# Written exercise
From the top of the entries, reproduce each line exactly, stopping after the line that contains "const barMs = 4 * 3600 * 1000;". Omit pictures.

[Data for this task start]

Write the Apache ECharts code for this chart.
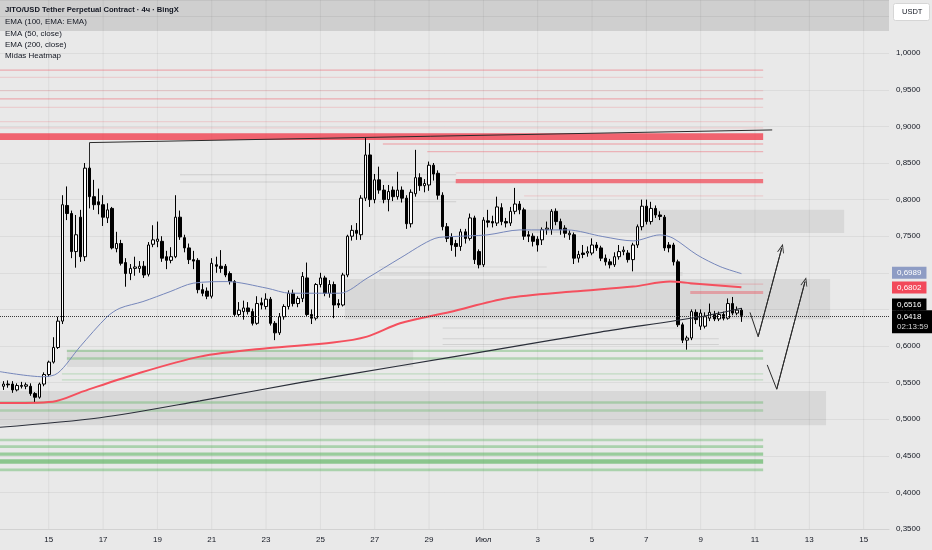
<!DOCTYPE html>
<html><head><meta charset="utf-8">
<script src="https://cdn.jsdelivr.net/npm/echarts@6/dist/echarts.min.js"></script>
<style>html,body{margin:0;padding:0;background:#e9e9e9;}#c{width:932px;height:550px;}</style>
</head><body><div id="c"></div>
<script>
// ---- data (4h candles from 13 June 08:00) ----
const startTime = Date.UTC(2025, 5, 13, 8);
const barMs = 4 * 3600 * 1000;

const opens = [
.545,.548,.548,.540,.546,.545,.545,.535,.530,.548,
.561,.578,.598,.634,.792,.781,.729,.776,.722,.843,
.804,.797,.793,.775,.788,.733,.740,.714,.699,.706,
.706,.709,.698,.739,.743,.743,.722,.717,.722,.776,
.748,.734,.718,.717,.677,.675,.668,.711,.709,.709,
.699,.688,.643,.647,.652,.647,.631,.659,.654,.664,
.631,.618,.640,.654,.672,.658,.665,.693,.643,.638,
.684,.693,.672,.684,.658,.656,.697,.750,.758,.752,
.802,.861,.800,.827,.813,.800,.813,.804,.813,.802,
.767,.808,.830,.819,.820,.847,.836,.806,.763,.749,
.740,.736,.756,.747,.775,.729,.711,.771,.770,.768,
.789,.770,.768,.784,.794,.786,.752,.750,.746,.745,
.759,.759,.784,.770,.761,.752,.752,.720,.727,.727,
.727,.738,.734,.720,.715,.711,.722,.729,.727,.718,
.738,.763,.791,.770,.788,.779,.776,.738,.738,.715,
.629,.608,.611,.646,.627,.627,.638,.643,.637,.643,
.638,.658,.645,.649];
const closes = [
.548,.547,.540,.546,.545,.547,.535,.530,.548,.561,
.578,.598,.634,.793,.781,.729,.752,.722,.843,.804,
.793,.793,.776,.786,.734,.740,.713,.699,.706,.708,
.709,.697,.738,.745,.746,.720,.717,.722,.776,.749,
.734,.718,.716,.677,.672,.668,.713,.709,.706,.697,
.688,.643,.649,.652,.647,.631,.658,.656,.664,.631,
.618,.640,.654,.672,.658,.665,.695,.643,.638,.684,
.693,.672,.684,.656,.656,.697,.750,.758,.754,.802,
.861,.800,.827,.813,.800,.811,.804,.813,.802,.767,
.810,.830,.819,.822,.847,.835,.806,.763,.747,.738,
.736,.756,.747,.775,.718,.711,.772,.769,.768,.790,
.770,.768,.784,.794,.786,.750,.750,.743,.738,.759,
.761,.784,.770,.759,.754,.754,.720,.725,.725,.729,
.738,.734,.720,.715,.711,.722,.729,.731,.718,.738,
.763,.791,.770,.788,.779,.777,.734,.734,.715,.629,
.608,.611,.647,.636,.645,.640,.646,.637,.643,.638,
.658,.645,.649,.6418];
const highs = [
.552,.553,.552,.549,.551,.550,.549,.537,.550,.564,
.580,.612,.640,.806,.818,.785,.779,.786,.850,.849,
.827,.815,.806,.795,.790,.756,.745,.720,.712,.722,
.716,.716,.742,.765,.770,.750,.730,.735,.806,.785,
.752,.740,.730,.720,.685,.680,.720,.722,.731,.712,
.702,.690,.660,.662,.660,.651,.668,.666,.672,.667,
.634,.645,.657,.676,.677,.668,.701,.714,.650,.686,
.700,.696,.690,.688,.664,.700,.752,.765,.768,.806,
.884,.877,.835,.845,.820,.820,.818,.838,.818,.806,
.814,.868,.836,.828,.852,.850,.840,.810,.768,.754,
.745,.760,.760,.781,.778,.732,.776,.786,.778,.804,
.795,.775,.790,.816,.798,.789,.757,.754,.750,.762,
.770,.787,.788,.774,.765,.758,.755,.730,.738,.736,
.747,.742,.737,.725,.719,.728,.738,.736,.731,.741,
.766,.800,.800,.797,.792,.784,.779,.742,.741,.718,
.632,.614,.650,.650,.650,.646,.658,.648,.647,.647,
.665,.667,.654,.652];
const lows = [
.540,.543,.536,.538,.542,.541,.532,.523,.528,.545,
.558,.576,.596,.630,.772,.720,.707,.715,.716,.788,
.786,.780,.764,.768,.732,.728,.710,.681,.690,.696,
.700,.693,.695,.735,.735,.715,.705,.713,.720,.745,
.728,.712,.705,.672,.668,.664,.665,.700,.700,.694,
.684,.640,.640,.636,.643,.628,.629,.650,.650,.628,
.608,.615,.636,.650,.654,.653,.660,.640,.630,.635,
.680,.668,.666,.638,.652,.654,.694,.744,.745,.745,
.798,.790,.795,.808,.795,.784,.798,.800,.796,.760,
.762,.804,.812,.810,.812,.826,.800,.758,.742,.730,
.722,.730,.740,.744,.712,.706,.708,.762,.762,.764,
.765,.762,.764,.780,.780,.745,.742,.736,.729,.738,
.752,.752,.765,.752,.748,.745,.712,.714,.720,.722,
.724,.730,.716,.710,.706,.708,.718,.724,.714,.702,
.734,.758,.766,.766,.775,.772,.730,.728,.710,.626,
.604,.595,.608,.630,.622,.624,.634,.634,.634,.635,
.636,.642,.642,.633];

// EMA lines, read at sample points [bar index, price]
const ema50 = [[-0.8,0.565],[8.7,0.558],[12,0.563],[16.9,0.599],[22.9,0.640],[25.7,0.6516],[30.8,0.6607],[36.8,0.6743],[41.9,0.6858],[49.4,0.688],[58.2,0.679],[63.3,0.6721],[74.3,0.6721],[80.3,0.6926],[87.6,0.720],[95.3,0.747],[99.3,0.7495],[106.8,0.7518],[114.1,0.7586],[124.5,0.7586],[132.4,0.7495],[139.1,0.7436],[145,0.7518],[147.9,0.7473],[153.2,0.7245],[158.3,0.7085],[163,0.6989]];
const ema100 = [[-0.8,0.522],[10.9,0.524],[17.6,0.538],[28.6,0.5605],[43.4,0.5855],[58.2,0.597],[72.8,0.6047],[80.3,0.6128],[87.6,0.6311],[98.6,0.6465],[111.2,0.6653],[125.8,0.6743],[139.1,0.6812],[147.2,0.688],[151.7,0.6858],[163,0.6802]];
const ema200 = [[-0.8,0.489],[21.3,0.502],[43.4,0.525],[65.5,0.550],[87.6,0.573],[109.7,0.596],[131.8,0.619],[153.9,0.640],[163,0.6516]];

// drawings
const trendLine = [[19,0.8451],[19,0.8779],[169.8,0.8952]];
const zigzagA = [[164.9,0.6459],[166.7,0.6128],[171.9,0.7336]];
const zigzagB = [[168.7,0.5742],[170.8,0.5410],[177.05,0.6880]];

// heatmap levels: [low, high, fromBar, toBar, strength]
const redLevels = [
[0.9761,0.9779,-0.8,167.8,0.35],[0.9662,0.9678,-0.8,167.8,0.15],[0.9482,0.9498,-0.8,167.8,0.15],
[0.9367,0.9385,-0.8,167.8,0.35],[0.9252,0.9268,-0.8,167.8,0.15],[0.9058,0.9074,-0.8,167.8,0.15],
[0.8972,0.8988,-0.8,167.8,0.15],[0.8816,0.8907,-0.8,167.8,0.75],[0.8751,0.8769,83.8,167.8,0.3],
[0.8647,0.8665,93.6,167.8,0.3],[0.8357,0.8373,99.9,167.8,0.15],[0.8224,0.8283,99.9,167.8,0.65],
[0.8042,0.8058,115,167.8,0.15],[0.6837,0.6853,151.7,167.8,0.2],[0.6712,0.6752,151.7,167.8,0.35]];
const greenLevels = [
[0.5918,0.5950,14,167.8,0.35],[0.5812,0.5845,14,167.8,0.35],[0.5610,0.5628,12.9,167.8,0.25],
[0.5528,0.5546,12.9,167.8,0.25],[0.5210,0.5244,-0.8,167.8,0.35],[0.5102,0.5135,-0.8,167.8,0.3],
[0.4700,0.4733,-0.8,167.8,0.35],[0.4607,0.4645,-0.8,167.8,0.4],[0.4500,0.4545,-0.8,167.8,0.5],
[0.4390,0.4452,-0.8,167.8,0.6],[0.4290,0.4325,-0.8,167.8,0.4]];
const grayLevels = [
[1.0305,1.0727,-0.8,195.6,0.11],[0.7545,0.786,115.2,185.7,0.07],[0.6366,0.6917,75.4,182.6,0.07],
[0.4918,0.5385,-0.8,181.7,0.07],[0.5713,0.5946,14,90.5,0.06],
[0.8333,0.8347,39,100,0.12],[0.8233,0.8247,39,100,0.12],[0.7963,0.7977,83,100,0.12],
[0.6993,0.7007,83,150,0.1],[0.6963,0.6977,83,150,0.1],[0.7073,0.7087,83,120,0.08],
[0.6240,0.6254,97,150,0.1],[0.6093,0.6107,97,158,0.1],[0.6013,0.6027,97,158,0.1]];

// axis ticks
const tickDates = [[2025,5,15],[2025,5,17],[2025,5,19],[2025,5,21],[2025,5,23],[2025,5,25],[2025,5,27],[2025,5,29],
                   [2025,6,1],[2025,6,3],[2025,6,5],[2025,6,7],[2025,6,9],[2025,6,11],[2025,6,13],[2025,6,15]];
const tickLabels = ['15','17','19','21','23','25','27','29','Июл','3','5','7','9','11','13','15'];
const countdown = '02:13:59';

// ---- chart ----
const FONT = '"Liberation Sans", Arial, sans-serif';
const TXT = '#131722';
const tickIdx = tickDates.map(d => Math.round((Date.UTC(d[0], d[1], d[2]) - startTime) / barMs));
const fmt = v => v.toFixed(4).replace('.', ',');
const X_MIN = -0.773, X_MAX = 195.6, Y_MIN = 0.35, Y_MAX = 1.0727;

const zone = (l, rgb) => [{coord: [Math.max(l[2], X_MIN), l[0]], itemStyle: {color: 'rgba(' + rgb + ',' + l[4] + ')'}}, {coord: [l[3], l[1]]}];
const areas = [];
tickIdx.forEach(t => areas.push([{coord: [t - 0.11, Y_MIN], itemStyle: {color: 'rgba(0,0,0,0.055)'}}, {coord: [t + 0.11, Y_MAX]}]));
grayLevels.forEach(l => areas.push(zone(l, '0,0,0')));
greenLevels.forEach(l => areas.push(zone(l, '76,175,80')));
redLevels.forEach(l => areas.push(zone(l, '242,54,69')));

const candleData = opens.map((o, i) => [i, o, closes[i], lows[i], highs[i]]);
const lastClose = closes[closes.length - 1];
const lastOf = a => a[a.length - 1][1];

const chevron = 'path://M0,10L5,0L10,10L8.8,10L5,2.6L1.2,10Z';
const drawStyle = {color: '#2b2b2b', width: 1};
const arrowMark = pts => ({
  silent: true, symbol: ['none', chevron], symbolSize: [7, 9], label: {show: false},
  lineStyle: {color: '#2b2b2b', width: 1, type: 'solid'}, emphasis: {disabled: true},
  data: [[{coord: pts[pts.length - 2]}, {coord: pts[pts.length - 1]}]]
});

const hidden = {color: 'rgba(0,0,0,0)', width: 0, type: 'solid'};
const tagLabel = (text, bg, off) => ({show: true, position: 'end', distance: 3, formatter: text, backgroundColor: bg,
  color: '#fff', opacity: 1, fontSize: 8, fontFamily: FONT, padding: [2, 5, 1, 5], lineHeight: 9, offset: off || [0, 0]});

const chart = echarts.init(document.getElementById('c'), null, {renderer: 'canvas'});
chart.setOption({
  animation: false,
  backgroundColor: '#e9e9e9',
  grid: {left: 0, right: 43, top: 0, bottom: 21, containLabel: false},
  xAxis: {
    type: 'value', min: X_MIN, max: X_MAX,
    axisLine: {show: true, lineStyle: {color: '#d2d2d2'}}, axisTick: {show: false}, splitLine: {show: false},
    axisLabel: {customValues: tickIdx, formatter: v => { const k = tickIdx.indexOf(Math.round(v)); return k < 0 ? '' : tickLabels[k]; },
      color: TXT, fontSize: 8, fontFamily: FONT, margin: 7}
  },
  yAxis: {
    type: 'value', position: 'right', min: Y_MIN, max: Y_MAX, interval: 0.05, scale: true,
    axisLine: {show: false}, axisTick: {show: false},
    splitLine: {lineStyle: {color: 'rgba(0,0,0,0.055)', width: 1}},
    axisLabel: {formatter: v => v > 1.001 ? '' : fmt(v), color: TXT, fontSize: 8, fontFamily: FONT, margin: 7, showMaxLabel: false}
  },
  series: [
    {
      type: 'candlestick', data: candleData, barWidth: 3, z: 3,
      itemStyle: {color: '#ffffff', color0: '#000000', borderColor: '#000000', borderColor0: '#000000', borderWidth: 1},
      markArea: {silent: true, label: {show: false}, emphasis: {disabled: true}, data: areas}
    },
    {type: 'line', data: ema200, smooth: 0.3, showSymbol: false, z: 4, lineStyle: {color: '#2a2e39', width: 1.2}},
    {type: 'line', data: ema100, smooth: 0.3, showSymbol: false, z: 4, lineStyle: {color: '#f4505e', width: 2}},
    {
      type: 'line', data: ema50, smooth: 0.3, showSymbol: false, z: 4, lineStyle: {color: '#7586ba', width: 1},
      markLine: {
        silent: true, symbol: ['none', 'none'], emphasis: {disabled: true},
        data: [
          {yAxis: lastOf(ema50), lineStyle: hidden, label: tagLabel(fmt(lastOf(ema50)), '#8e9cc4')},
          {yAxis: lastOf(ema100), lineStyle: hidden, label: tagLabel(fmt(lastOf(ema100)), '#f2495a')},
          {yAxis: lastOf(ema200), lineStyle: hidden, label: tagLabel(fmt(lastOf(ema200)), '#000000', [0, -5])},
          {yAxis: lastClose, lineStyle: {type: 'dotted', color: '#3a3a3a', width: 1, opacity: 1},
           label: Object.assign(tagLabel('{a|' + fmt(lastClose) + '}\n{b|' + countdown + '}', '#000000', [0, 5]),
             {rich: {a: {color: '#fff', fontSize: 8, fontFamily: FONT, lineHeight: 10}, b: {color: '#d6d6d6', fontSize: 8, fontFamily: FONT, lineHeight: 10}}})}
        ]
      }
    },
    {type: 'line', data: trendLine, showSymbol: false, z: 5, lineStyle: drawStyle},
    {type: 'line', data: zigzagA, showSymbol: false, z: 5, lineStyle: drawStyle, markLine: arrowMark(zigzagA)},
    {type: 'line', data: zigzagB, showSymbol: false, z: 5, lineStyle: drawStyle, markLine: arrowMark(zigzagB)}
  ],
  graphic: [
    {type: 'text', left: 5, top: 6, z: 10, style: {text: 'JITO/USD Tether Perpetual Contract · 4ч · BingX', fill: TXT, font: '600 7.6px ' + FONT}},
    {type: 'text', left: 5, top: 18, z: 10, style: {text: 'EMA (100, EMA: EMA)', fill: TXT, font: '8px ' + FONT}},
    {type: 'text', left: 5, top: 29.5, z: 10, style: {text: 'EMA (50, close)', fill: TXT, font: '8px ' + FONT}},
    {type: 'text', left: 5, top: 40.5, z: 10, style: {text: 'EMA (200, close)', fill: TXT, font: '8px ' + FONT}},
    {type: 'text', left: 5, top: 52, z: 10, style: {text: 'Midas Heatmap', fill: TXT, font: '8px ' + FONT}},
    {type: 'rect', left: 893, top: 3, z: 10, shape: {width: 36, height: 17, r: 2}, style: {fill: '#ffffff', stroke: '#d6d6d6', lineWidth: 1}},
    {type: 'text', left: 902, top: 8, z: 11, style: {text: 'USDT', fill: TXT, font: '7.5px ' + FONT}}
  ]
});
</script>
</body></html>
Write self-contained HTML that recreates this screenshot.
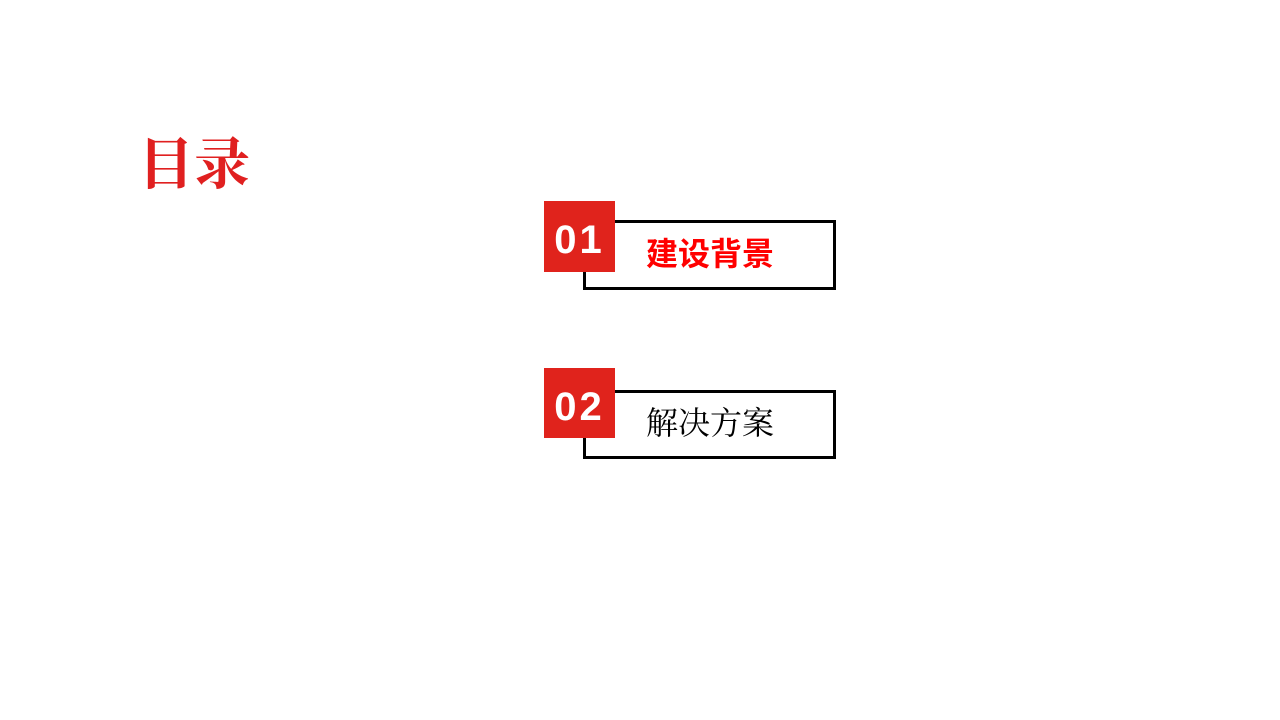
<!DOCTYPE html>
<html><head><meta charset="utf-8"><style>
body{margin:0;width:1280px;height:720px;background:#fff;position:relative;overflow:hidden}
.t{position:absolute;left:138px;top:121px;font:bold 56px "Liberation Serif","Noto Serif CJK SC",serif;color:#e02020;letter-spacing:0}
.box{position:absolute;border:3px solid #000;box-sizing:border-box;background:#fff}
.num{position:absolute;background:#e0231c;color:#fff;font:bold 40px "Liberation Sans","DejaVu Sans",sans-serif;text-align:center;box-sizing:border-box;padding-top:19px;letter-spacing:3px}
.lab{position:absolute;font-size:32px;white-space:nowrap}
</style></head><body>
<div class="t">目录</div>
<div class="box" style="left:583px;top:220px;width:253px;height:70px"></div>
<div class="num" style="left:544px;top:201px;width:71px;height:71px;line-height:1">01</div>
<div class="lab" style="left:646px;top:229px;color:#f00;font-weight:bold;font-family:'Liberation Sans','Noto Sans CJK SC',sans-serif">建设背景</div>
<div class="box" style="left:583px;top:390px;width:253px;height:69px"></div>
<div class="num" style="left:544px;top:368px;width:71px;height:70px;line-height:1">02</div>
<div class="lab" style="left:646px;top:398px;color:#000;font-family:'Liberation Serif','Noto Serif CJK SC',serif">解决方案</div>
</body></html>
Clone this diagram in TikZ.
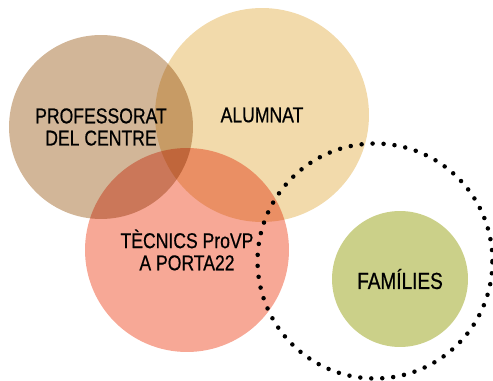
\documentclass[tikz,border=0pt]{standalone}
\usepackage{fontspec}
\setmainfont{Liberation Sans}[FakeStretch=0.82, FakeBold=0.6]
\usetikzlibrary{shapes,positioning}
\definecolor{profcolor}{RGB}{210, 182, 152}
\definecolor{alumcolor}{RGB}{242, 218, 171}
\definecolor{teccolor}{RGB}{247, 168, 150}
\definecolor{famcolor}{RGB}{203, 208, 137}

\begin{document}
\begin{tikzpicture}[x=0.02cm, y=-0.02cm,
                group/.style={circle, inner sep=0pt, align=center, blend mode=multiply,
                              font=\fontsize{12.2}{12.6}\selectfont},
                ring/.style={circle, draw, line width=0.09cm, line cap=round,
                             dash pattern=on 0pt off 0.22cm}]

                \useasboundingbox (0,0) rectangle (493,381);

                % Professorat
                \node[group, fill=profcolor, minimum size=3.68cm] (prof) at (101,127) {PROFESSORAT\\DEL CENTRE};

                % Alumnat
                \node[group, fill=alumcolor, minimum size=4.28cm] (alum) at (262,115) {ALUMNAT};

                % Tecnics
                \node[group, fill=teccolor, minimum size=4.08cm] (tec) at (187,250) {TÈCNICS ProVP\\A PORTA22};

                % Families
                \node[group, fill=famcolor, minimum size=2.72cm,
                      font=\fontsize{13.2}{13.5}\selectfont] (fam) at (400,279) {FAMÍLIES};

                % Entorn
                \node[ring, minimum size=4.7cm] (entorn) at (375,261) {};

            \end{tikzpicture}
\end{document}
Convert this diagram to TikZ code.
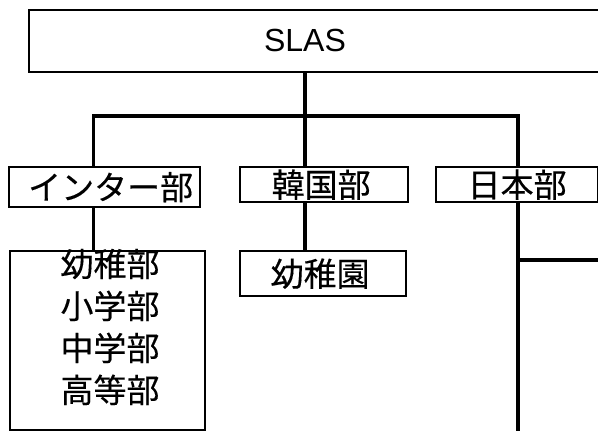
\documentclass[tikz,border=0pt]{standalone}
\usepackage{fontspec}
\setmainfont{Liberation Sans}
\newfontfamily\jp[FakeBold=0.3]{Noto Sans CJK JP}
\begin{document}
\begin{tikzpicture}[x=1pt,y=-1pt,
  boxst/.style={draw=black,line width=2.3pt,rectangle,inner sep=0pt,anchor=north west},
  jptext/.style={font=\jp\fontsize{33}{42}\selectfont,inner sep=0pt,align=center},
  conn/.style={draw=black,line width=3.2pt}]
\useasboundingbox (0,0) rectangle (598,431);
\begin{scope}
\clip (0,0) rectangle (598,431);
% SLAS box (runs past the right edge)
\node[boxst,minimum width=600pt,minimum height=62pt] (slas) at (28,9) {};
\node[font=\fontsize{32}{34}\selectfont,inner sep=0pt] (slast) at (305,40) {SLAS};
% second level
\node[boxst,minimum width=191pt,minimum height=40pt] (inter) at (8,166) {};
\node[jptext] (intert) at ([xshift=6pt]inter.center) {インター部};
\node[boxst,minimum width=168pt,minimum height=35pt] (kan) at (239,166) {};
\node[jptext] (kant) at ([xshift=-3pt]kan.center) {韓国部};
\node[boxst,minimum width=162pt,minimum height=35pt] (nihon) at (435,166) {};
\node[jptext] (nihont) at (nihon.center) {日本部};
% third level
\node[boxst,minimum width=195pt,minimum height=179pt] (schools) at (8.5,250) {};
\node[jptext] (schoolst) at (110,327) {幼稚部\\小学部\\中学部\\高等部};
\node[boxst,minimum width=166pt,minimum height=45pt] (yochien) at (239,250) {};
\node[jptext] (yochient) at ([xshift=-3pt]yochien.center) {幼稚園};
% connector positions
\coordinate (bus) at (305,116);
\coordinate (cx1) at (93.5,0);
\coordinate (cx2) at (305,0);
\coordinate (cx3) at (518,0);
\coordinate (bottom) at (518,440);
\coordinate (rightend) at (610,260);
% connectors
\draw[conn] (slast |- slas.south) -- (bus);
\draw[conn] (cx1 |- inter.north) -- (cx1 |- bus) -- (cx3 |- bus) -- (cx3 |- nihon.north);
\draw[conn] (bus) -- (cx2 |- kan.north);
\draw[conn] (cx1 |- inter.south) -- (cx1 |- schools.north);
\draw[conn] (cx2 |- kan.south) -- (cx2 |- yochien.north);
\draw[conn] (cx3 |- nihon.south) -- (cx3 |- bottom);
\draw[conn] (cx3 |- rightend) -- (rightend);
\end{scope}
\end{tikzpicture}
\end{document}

[Data for this task end]

# Completed exercise
Write the Apache ECharts code for this chart.
<!DOCTYPE html>
<html><head><meta charset="utf-8">
<script src="https://cdn.jsdelivr.net/npm/echarts@6/dist/echarts.min.js"></script>
<style>html,body{margin:0;padding:0;background:#e9e9e9;}#c{width:932px;height:550px;}</style>
</head><body><div id="c"></div>
<script>
// ---- data (4h candles from 13 June 08:00) ----
const startTime = Date.UTC(2025, 5, 13, 8);
const barMs = 4 * 3600 * 1000;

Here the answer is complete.